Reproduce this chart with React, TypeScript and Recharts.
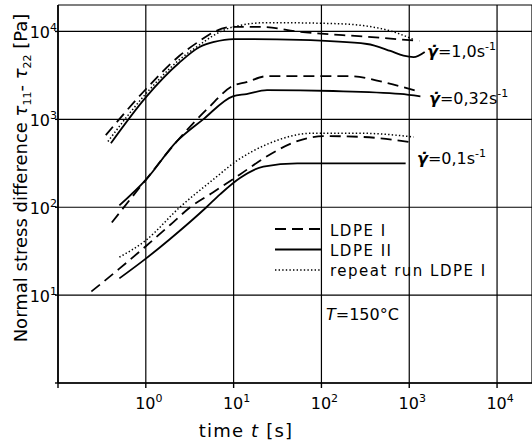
import React from 'react';
import { LineChart, Line, XAxis, YAxis, CartesianGrid } from 'recharts';

const FONT = '"DejaVu Sans", "Liberation Sans", sans-serif';

const xTicks = [0.1, 1, 10, 100, 1000, 10000];
const yTicks = [1, 10, 100, 1000, 10000];

// shear rate 1,0 s^-1
const tHighDashed = [0.35, 1, 2.4, 4.1, 6, 10, 20, 57, 330, 1300];
const nHighDashed = [660, 2200, 5250, 7800, 9900, 11300, 11300, 9900, 8700, 7800];
const tHighSolid = [0.4, 1, 2.4, 4.1, 6, 10, 57, 330, 610, 860, 1120, 1500];
const nHighSolid = [535, 1780, 4400, 6650, 7600, 8200, 8000, 7200, 6000, 5300, 5100, 5850];
const tHighDotted = [0.37, 1, 2.4, 4.1, 6, 10, 24, 136, 330, 660, 1120];
const nHighDotted = [560, 1950, 4750, 7050, 9100, 11300, 12600, 12300, 11500, 9900, 8100];

// shear rate 0,32 s^-1
const tMidDashed = [0.41, 1, 2.25, 5, 9.8, 14, 24, 213, 510, 1340];
const nMidDashed = [67, 205, 560, 1310, 2400, 2650, 3100, 3100, 2650, 2040];
const tMidSolid = [0.5, 1, 2.25, 4.5, 9.8, 14, 24, 136, 790, 1340];
const nMidSolid = [105, 205, 560, 1000, 1830, 1940, 2150, 2100, 1950, 1830];

// shear rate 0,1 s^-1
const tLowDashed = [0.24, 0.5, 1, 2, 3.2, 5.8, 11.8, 24, 53, 105, 300, 1030];
const nLowDashed = [11, 20, 36, 66, 100, 147, 236, 380, 565, 645, 630, 550];
const tLowSolid = [0.5, 1, 1.86, 4.9, 7, 11.8, 21.8, 53, 197, 910];
const nLowSolid = [15.5, 26, 43, 100, 140, 215, 290, 316, 316, 316];
const tLowDotted = [0.5, 1, 2.44, 5.8, 11, 24, 81, 277, 1120];
const nLowDotted = [27, 42, 100, 205, 340, 520, 695, 695, 630];

const toPoints = (t: number[], n: number[]) => t.map((v, i) => ({ t: v, n: n[i] }));

const DASHED = '11 6';
const DOTTED = '1.4 2.2';

const series = [
  { key: 'hd', data: toPoints(tHighDashed, nHighDashed), dash: DASHED },
  { key: 'hs', data: toPoints(tHighSolid, nHighSolid), dash: undefined },
  { key: 'ho', data: toPoints(tHighDotted, nHighDotted), dash: DOTTED },
  { key: 'md', data: toPoints(tMidDashed, nMidDashed), dash: DASHED },
  { key: 'ms', data: toPoints(tMidSolid, nMidSolid), dash: undefined },
  { key: 'ld', data: toPoints(tLowDashed, nLowDashed), dash: DASHED },
  { key: 'ls', data: toPoints(tLowSolid, nLowSolid), dash: undefined },
  { key: 'lo', data: toPoints(tLowDotted, nLowDotted), dash: DOTTED },
];

const legendItems = [
  { label: 'LDPE I', dash: DASHED },
  { label: 'LDPE II', dash: undefined },
  { label: 'repeat run LDPE I', dash: DOTTED },
];

const exponent = (v: number) => Math.round(Math.log10(v));

const XTick = (props: any) => {
  const { x, y, payload } = props;
  if (payload.value < 1) return <g />;
  return (
    <text x={x + 3} y={y + 19} textAnchor="middle" fontSize={16} fontFamily={FONT} fill="#000">
      <tspan>10</tspan>
      <tspan dy={-7} fontSize={11}>{exponent(payload.value)}</tspan>
    </text>
  );
};

const YTick = (props: any) => {
  const { x, y, payload } = props;
  if (payload.value < 10) return <g />;
  return (
    <text x={x + 4} y={y + 7} textAnchor="end" fontSize={16} fontFamily={FONT} fill="#000">
      <tspan>10</tspan>
      <tspan dy={-7} fontSize={11}>{exponent(payload.value)}</tspan>
    </text>
  );
};

const RateLabel = ({ x, y, rate }: { x: number; y: number; rate: string }) => (
  <text x={x} y={y} fontSize={16} fontFamily={FONT} fill="#000">
    <tspan fontStyle="italic" fontWeight="bold">γ̇</tspan>
    <tspan>={rate}s</tspan>
    <tspan dy={-7} fontSize={11}>-1</tspan>
  </text>
);

export default function App() {
  return (
    <div style={{ position: 'absolute', left: 0, top: 0, background: '#fff' }}>
      <LineChart width={532} height={447} margin={{ top: 5, right: 0, bottom: 0, left: 0 }}>
        <CartesianGrid stroke="#000" strokeWidth={1.2} />
        <XAxis
          dataKey="t"
          type="number"
          scale="log"
          domain={[0.1, 25000]}
          ticks={xTicks}
          allowDataOverflow
          height={64}
          tickSize={5}
          tick={XTick}
          axisLine={{ stroke: '#000', strokeWidth: 1.6 }}
          tickLine={{ stroke: '#000', strokeWidth: 1.4 }}
        />
        <YAxis
          dataKey="n"
          type="number"
          scale="log"
          domain={[1, 20000]}
          ticks={yTicks}
          allowDataOverflow
          width={58}
          tickSize={3}
          tick={YTick}
          axisLine={{ stroke: '#000', strokeWidth: 1.6 }}
          tickLine={{ stroke: '#000', strokeWidth: 1.4 }}
        />
        {series.map((s) => (
          <Line
            key={s.key}
            data={s.data}
            dataKey="n"
            type="monotone"
            stroke="#000"
            strokeWidth={s.dash === DOTTED ? 1.5 : 1.8}
            strokeDasharray={s.dash}
            dot={false}
            activeDot={false}
            isAnimationActive={false}
          />
        ))}

        <text
          transform="rotate(-90)"
          x={-178}
          y={27}
          textAnchor="middle"
          fontSize={18}
          fontFamily={FONT}
          fill="#000"
        >
          <tspan>Normal stress difference </tspan>
          <tspan fontStyle="italic">τ</tspan>
          <tspan dy={4} fontSize={11}>11</tspan>
          <tspan dy={-4}>- </tspan>
          <tspan fontStyle="italic">τ</tspan>
          <tspan dy={4} fontSize={11}>22</tspan>
          <tspan dy={-4}> [Pa]</tspan>
        </text>
        <text
          x={246}
          y={437}
          textAnchor="middle"
          fontSize={18}
          letterSpacing={1.2}
          fontFamily={FONT}
          fill="#000"
        >
          time <tspan fontStyle="italic">t</tspan> [s]
        </text>

        <RateLabel x={427} y={57} rate="1,0" />
        <RateLabel x={429} y={104} rate="0,32" />
        <RateLabel x={417} y={164} rate="0,1" />

        {legendItems.map((item, i) => (
          <g key={item.label}>
            <line
              x1={275}
              x2={322}
              y1={229 + i * 20.5}
              y2={229 + i * 20.5}
              stroke="#000"
              strokeWidth={item.dash === DOTTED ? 1.3 : 1.8}
              strokeDasharray={item.dash}
            />
            <text
              x={330}
              y={236 + i * 20}
              fontSize={15}
              letterSpacing={1.5}
              fontFamily={FONT}
              fill="#000"
            >
              {item.label}
            </text>
          </g>
        ))}
        <text x={326} y={320} fontSize={16} fontFamily={FONT} fill="#000">
          <tspan fontStyle="italic">T</tspan>=150°C
        </text>
      </LineChart>
    </div>
  );
}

**Work to complete:** Write out an exact copy of the listing, first line through the line containing "const DOTTED = '1.4 2.2';", with the pictures left out.

**Result below:**
Reproduce this chart with React, TypeScript and Recharts.
import React from 'react';
import { LineChart, Line, XAxis, YAxis, CartesianGrid } from 'recharts';

const FONT = '"DejaVu Sans", "Liberation Sans", sans-serif';

const xTicks = [0.1, 1, 10, 100, 1000, 10000];
const yTicks = [1, 10, 100, 1000, 10000];

// shear rate 1,0 s^-1
const tHighDashed = [0.35, 1, 2.4, 4.1, 6, 10, 20, 57, 330, 1300];
const nHighDashed = [660, 2200, 5250, 7800, 9900, 11300, 11300, 9900, 8700, 7800];
const tHighSolid = [0.4, 1, 2.4, 4.1, 6, 10, 57, 330, 610, 860, 1120, 1500];
const nHighSolid = [535, 1780, 4400, 6650, 7600, 8200, 8000, 7200, 6000, 5300, 5100, 5850];
const tHighDotted = [0.37, 1, 2.4, 4.1, 6, 10, 24, 136, 330, 660, 1120];
const nHighDotted = [560, 1950, 4750, 7050, 9100, 11300, 12600, 12300, 11500, 9900, 8100];

// shear rate 0,32 s^-1
const tMidDashed = [0.41, 1, 2.25, 5, 9.8, 14, 24, 213, 510, 1340];
const nMidDashed = [67, 205, 560, 1310, 2400, 2650, 3100, 3100, 2650, 2040];
const tMidSolid = [0.5, 1, 2.25, 4.5, 9.8, 14, 24, 136, 790, 1340];
const nMidSolid = [105, 205, 560, 1000, 1830, 1940, 2150, 2100, 1950, 1830];

// shear rate 0,1 s^-1
const tLowDashed = [0.24, 0.5, 1, 2, 3.2, 5.8, 11.8, 24, 53, 105, 300, 1030];
const nLowDashed = [11, 20, 36, 66, 100, 147, 236, 380, 565, 645, 630, 550];
const tLowSolid = [0.5, 1, 1.86, 4.9, 7, 11.8, 21.8, 53, 197, 910];
const nLowSolid = [15.5, 26, 43, 100, 140, 215, 290, 316, 316, 316];
const tLowDotted = [0.5, 1, 2.44, 5.8, 11, 24, 81, 277, 1120];
const nLowDotted = [27, 42, 100, 205, 340, 520, 695, 695, 630];

const toPoints = (t: number[], n: number[]) => t.map((v, i) => ({ t: v, n: n[i] }));

const DASHED = '11 6';
const DOTTED = '1.4 2.2';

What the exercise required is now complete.